# Cellular trail cam



## Luvdayoop (Nov 25, 2014)

Looking to upgrade to a trail cam that will send photos from property in Western Marquette County to my cell phone where I live in Oakland County. I have Verizon and no issues with service up at property. Don’t really want to spend more than $200. Looking for advice on cameras, and set up from people with experience using them from long distance. Thanks


----------



## Biggbear (Aug 14, 2001)

I started with the Tactacam Reveal. After several issues I returned it and got the Brownning Scout Pro. I've had the Browning out for a couple weeks now, and so far I like it alot. I can view pics from the app on my phone or their website. You can add cameras to a single data plan for 5 bucks per cam.


----------



## Northern Michigan Hunter (Oct 1, 2019)

I have the Stealthcam Fusion. It was under $200. The cell pics are a bit grainy but overall I’m happy with it.
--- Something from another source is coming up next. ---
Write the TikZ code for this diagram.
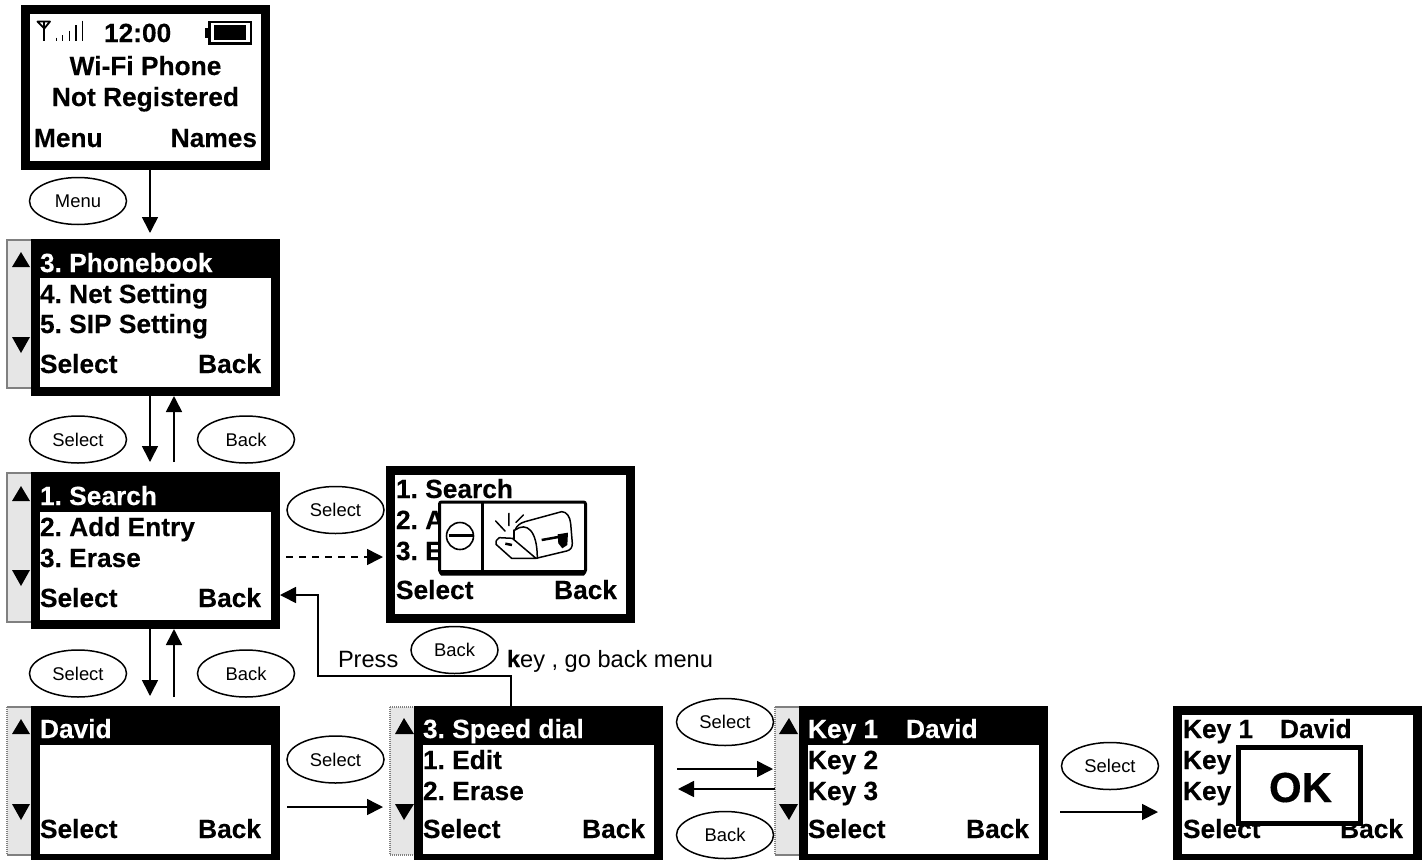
\documentclass[tikz,border=0pt]{standalone}
\usepackage{fontspec}
\setmainfont[BoldFeatures={FakeBold=0.25}]{Liberation Sans}
\usetikzlibrary{arrows.meta,shapes.geometric}
\definecolor{barfill}{HTML}{E6E6E6}
\definecolor{barline}{HTML}{808080}
\tikzset{
  scr/.style={fill=black,inner sep=0pt,outer sep=0pt,minimum width=249pt},
  panel/.style={fill=white},
  lcd/.style={font=\fontsize{26.3}{26.3}\selectfont\bfseries,anchor=base west,inner sep=0pt,outer sep=0pt},
  lcdr/.style={lcd,anchor=base east},
  lcdc/.style={lcd,anchor=base},
  hdr/.style={lcd,text=white},
  key/.style={ellipse,draw,line width=1.5pt,fill=white,inner sep=0pt,minimum width=97pt,minimum height=47pt,font=\fontsize{18.4}{18.4}\selectfont,text=black},
  arr/.style={line width=1.6pt,-{Triangle[length=16pt,width=16pt]}},
  note/.style={font=\fontsize{23.6}{23.6}\selectfont,anchor=base west,inner sep=0pt,outer sep=0pt,text=black},
  tri/.style={fill=black},
  bar/.style={fill=barfill},
  edge/.style={draw=barline,line width=1.5pt},
  dotedge/.style={draw=barline,line width=2pt,dash pattern=on 1pt off 1pt},
  icon/.style={line width=1.5pt,line join=round,line cap=round}
}
\begin{document}
\begin{tikzpicture}[x=1pt,y=-1pt]
\frenchspacing
\useasboundingbox (0,0) rectangle (1427,860);

% ---------- scroll bars
\fill[bar] (7,240) rectangle (31,388);
\draw[edge] (31,240) -- (7,240) -- (7,388) -- (31,388);
\fill[tri] (21,252) -- (12,267) -- (30,267) -- cycle;
\fill[tri] (21,353) -- (12,337) -- (30,337) -- cycle;

\fill[bar] (7,473) rectangle (31,622);
\draw[edge] (31,473) -- (7,473) -- (7,622) -- (31,622);
\fill[tri] (21,486) -- (12,501) -- (30,501) -- cycle;
\fill[tri] (21,586) -- (12,570) -- (30,570) -- cycle;

\fill[bar] (7,707) rectangle (31,855);
\draw[dotedge] (7,707) -- (7,855);
\draw[edge] (7,707) -- (31,707) (7,855) -- (31,855);
\fill[tri] (21,719) -- (12,734) -- (30,734) -- cycle;
\fill[tri] (21,820) -- (12,804) -- (30,804) -- cycle;

\fill[bar] (390,707) rectangle (414,855);
\draw[dotedge] (390,707) -- (390,855) (390,707) -- (414,707) (390,855) -- (414,855);
\fill[tri] (404,718) -- (395,734) -- (414,734) -- cycle;
\fill[tri] (404,820) -- (395,804) -- (414,804) -- cycle;

\fill[bar] (775,707) rectangle (799,855);
\draw[dotedge] (775,707) -- (775,855);
\draw[edge] (775,707) -- (799,707) (775,855) -- (799,855);
\fill[tri] (789,718) -- (779,734) -- (798,734) -- cycle;
\fill[tri] (789,820) -- (779,804) -- (798,804) -- cycle;

% ---------- screens
\node[scr,minimum height=165pt] (s1) at (145.5,87.5) {};
\fill[panel] (30,14) rectangle (261,161);
\node[scr,minimum height=157pt] (s2) at (155.5,317.5) {};
\fill[panel] (40,278) rectangle (271,387);
\node[scr,minimum height=157pt] (s3) at (155.5,550.5) {};
\fill[panel] (40,512) rectangle (271,620);
\node[scr,minimum height=157pt] (s4) at (510.5,544.5) {};
\fill[panel] (395,475) rectangle (626,614);
\node[scr,minimum height=154pt] (s5) at (155.5,783) {};
\fill[panel] (40,745) rectangle (271,854);
\node[scr,minimum height=154pt] (s6) at (538.5,783) {};
\fill[panel] (423,745) rectangle (654,854);
\node[scr,minimum height=154pt] (s7) at (923.5,783) {};
\fill[panel] (808,745) rectangle (1039,854);
\node[scr,minimum height=154pt] (s8) at (1297.5,783) {};
\fill[panel] (1182,715) rectangle (1413,854);

% ---------- screen 1
\node[lcd] (clock) at (104,42) {12:00};
\node[lcdc] (wifi) at (145.5,75) {Wi-Fi Phone};
\node[lcdc] (notreg) at (145.5,106) {Not Registered};
\node[lcd] (menu1) at (34,147) {Menu};
\node[lcdr] (names) at (257,147) {Names};
% signal icon
\draw[line width=1.8pt,line join=round] (37.5,21.5) -- (50,21.5) -- (44.3,28.5) -- cycle;
\draw[line width=1.8pt] (44.3,21) -- (44.3,41);
\draw[line width=1.5pt] (56.7,37.5) -- (56.7,41) (62.5,35) -- (62.5,41) (69.5,30.5) -- (69.5,41) (76,25) -- (76,41) (82.3,20.5) -- (82.3,41);
% battery icon
\fill (205,28) rectangle (209,38);
\fill (208,20.5) rectangle (252,44.5);
\fill[white] (211,23) rectangle (250,42);
\fill (214,25) rectangle (246,39.5);

% ---------- screen 2
\node[hdr] (p3) at (40,272) {3. Phonebook};
\node[lcd] (p4) at (40,303) {4. Net Setting};
\node[lcd] (p5) at (40,333) {5. SIP Setting};
\node[lcd] (p6) at (40,373) {Select};
\node[lcdr] (p7) at (261,373) {Back};

% ---------- screen 3
\node[hdr] (q1) at (40,505) {1. Search};
\node[lcd] (q2) at (40,536) {2. Add Entry};
\node[lcd] (q3) at (40,567) {3. Erase};
\node[lcd] (q4) at (40,607) {Select};
\node[lcdr] (q5) at (261,607) {Back};

% ---------- screen 4 with popup
\node[lcd] (r1) at (396,498) {1. Search};
\node[lcd] (r2) at (396,529) {2. A};
\node[lcd] (r3) at (396,560) {3. E};
\node[lcd] (r4) at (396,599) {Select};
\node[lcdr] (r5) at (617,599) {Back};
\node[draw,fill=white,line width=3pt,rounded corners=2pt,inner sep=0pt,minimum width=146pt,minimum height=70pt] (pop) at (512.5,537) {};
\fill (439,570) -- (586,570) -- (586,573) -- (584,575.5) -- (441,575.5) -- (439,573) -- cycle;
\draw[line width=3pt] (482,502) -- (482,572);
\node[circle,draw,line width=1.6pt,inner sep=0pt,minimum size=27pt] (nogo) at (460,536) {};
\draw[line width=3pt] (448.5,535.5) -- (472.5,535.5);
\begin{scope}[shift={(430,495)},x=.3333pt,y=-.3333pt]
  \draw[icon] (197,78) -- (225,108) (237,55) -- (237,92) (280,60) -- (258,82);
  \draw[icon] (255,105) .. controls (262,90) and (270,85) .. (285,80) -- (395,50) .. controls (410,50) and (420,65) .. (422,85) -- (427,145) .. controls (427,160) and (420,165) .. (410,168) -- (318,190);
  \draw[icon] (255,105) .. controls (290,80) and (322,105) .. (322,190);
  \draw[icon] (208,128) -- (247,130) -- (318,190) -- (245,190) -- (198,148) .. controls (195,140) and (200,132) .. (208,128);
  \draw[icon] (252,105) -- (252,133);
  \draw[line width=2.5pt] (226,146) -- (246,150);
  \draw[line width=2.5pt] (335,135) -- (385,126);
  \fill (383,118) -- (414,113) -- (412,150) -- (397,160) -- (385,145) -- cycle;
\end{scope}

% ---------- screen 5
\node[hdr] (d1) at (40,738) {David};
\node[lcd] (d2) at (40,838) {Select};
\node[lcdr] (d3) at (261,838) {Back};

% ---------- screen 6
\node[hdr] (e1) at (423,738) {3. Speed dial};
\node[lcd] (e2) at (423,769) {1. Edit};
\node[lcd] (e3) at (423,800) {2. Erase};
\node[lcd] (e4) at (423,838) {Select};
\node[lcdr] (e5) at (645,838) {Back};

% ---------- screen 7
\node[hdr] (f1) at (808,738) {Key 1};
\node[hdr] (f2) at (906,738) {David};
\node[lcd] (f3) at (808,769) {Key 2};
\node[lcd] (f4) at (808,800) {Key 3};
\node[lcd] (f5) at (808,838) {Select};
\node[lcdr] (f6) at (1029,838) {Back};

% ---------- screen 8 with OK box
\node[lcd] (g1) at (1183,738) {Key 1};
\node[lcd] (g2) at (1280,738) {David};
\node[lcd] (g3) at (1183,769) {Key};
\node[lcd] (g4) at (1183,800) {Key};
\node[lcd] (g5) at (1183,838) {Select};
\node[lcdr] (g6) at (1403,838) {Back};
\node[draw,fill=white,line width=5pt,inner sep=0pt,minimum width=122pt,minimum height=76pt] (okbox) at (1299.5,785.5) {};
\node[lcdc,font=\fontsize{42}{42}\selectfont\bfseries] (oktext) at (1300.5,802) {OK};

% ---------- key ellipses
\node[key] (kmenu) at (78,201) {Menu};
\node[key] (ksel1) at (78,439.5) {Select};
\node[key] (kback1) at (246,439.5) {Back};
\node[key] (ksel2) at (335.5,510) {Select};
\node[key] (ksel3) at (78,673.5) {Select};
\node[key] (kback2) at (246,673.5) {Back};
\node[key] (ksel4) at (335.5,759.5) {Select};
\node[key,minimum width=87pt] (kback3) at (454.5,650) {Back};
\node[key] (ksel5) at (725,722) {Select};
\node[key] (kback4) at (725,835) {Back};
\node[key] (ksel6) at (1110,766) {Select};

% ---------- free connector ends
\coordinate (c1) at (150,233);
\coordinate (c2) at (150,462);
\coordinate (c3) at (174,462);
\coordinate (c4) at (150,696);
\coordinate (c5) at (174,697);
\coordinate (c6a) at (286,557);
\coordinate (c6b) at (383,557);
\coordinate (c7a) at (287,807);
\coordinate (c7b) at (383,807);
\coordinate (c8a) at (677,769);
\coordinate (c8b) at (773,769);
\coordinate (c9a) at (775,789);
\coordinate (c9b) at (678,789);
\coordinate (c10a) at (1060,812);
\coordinate (c10b) at (1158,812);
\coordinate (b1) at (511,676);
\coordinate (b2) at (318,676);
\coordinate (b3) at (318,595);

% ---------- connectors
\draw[arr] (s1.south -| c1) -- (c1);
\draw[arr] (s2.south -| c2) -- (c2);
\draw[arr] (c3) -- (s2.south -| c3);
\draw[arr] (s3.south -| c4) -- (c4);
\draw[arr] (c5) -- (s3.south -| c5);
\draw[arr,dash pattern=on 7pt off 6pt] (c6a) -- (c6b);
\draw[arr] (c7a) -- (c7b);
\draw[arr] (c8a) -- (c8b);
\draw[arr] (c9a) -- (c9b);
\draw[arr] (c10a) -- (c10b);
\draw[arr,line join=miter] (s6.north -| b1) -- (b1) -- (b2) -- (b3) -- (s3.east |- b3);

% ---------- note
\node[note] (press) at (338,667) {Press};
\node[note] (keyword) at (507,667) {\textbf{k}ey , go back menu};
\end{tikzpicture}
\end{document}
You set up and control the camera with an app on your phone.


----------



## pilatusbahn (Nov 19, 2004)

I've got 2 Spypoint Micro cams.
Get daily pictures from property near Hale.
Cams go for around $100
And can look at an antenna extension on ebay for about $15.00

If have your own cams, Spypoint makes a "LINK"
Use the cam you currently have, just wire to this unit and it send pics.
$60
With $10/1000 pics, I dont think you can beat their program


----------



## Luvdayoop (Nov 25, 2014)

I picked up the Moultrie XV 7000i (Verizon) yesterday. Set up easily and working well on squirrels in the back yard right now. Anyone else have any experience, good or bad with this cam?


----------



## Luvdayoop (Nov 25, 2014)

Luvdayoop said:


> I picked up the Moultrie XV 7000i (Verizon) yesterday. Set up easily and working well on squirrels in the back yard right now. Anyone else have any experience, good or bad with this cam?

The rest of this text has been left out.